* DIRECTIVE
Your task is to output the listing word for word, with pictures excluded.

○ ○ ○

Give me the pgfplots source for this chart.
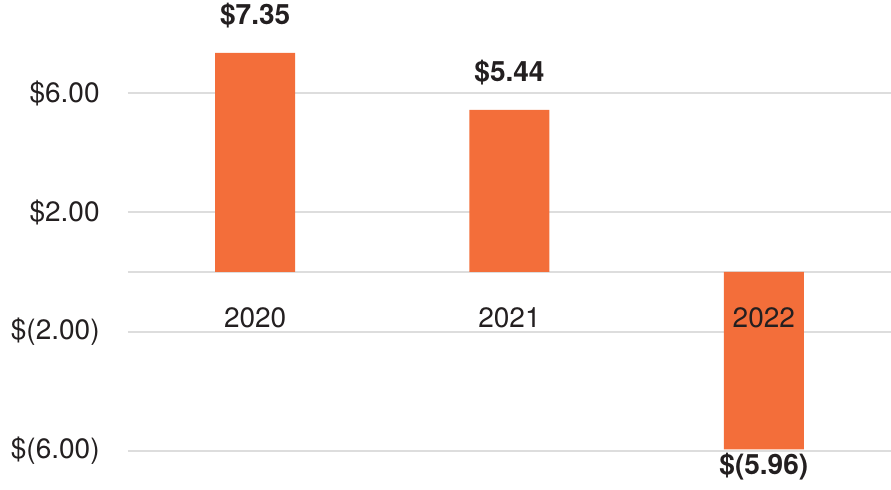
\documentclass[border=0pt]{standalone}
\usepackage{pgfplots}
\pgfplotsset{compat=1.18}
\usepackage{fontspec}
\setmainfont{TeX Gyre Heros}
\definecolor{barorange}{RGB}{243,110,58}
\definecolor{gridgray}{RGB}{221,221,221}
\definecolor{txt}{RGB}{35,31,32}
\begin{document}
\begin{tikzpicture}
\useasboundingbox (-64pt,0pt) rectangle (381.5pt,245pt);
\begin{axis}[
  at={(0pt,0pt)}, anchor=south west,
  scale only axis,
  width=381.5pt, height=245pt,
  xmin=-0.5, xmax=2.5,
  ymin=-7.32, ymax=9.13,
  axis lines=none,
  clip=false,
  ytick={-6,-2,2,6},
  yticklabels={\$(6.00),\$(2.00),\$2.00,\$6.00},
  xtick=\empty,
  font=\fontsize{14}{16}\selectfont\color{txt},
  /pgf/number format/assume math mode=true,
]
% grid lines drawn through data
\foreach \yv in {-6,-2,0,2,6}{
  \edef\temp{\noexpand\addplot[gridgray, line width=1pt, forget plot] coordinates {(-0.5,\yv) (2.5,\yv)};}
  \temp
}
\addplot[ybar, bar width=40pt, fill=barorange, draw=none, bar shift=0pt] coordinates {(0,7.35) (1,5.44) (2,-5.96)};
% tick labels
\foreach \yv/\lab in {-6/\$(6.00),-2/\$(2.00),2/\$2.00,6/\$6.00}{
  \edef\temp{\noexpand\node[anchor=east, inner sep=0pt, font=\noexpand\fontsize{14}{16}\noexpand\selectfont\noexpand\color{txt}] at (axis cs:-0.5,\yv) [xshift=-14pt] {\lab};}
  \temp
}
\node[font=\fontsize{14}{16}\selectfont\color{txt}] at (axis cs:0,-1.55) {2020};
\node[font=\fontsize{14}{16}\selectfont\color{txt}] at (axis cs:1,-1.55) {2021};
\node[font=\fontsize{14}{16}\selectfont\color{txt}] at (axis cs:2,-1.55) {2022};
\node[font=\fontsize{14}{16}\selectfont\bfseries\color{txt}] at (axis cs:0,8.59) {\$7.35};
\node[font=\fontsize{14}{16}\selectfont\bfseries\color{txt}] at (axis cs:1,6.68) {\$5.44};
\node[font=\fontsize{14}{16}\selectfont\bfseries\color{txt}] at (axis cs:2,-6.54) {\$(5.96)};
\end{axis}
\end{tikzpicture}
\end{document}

○ ○ ○

* SOLUTION TO THE PROBLEM
Give me the pgfplots source for this chart.
\documentclass[border=0pt]{standalone}
\usepackage{pgfplots}
\pgfplotsset{compat=1.18}
\usepackage{fontspec}
\setmainfont{TeX Gyre Heros}
\definecolor{barorange}{RGB}{243,110,58}
\definecolor{gridgray}{RGB}{221,221,221}
\definecolor{txt}{RGB}{35,31,32}
\begin{document}
\begin{tikzpicture}
\useasboundingbox (-64pt,0pt) rectangle (381.5pt,245pt);
\begin{axis}[
  at={(0pt,0pt)}, anchor=south west,
  scale only axis,
  width=381.5pt, height=245pt,
  xmin=-0.5, xmax=2.5,
  ymin=-7.32, ymax=9.13,
  axis lines=none,
  clip=false,
  ytick={-6,-2,2,6},
  yticklabels={\$(6.00),\$(2.00),\$2.00,\$6.00},
  xtick=\empty,
  font=\fontsize{14}{16}\selectfont\color{txt},
  /pgf/number format/assume math mode=true,
]
% grid lines drawn through data
\foreach \yv in {-6,-2,0,2,6}{
  \edef\temp{\noexpand\addplot[gridgray, line width=1pt, forget plot] coordinates {(-0.5,\yv) (2.5,\yv)};}
  \temp
}
\addplot[ybar, bar width=40pt, fill=barorange, draw=none, bar shift=0pt] coordinates {(0,7.35) (1,5.44) (2,-5.96)};
% tick labels
\foreach \yv/\lab in {-6/\$(6.00),-2/\$(2.00),2/\$2.00,6/\$6.00}{
  \edef\temp{\noexpand\node[anchor=east, inner sep=0pt, font=\noexpand\fontsize{14}{16}\noexpand\selectfont\noexpand\color{txt}] at (axis cs:-0.5,\yv) [xshift=-14pt] {\lab};}
  \temp
}
\node[font=\fontsize{14}{16}\selectfont\color{txt}] at (axis cs:0,-1.55) {2020};
\node[font=\fontsize{14}{16}\selectfont\color{txt}] at (axis cs:1,-1.55) {2021};
\node[font=\fontsize{14}{16}\selectfont\color{txt}] at (axis cs:2,-1.55) {2022};
\node[font=\fontsize{14}{16}\selectfont\bfseries\color{txt}] at (axis cs:0,8.59) {\$7.35};
\node[font=\fontsize{14}{16}\selectfont\bfseries\color{txt}] at (axis cs:1,6.68) {\$5.44};
\node[font=\fontsize{14}{16}\selectfont\bfseries\color{txt}] at (axis cs:2,-6.54) {\$(5.96)};
\end{axis}
\end{tikzpicture}
\end{document}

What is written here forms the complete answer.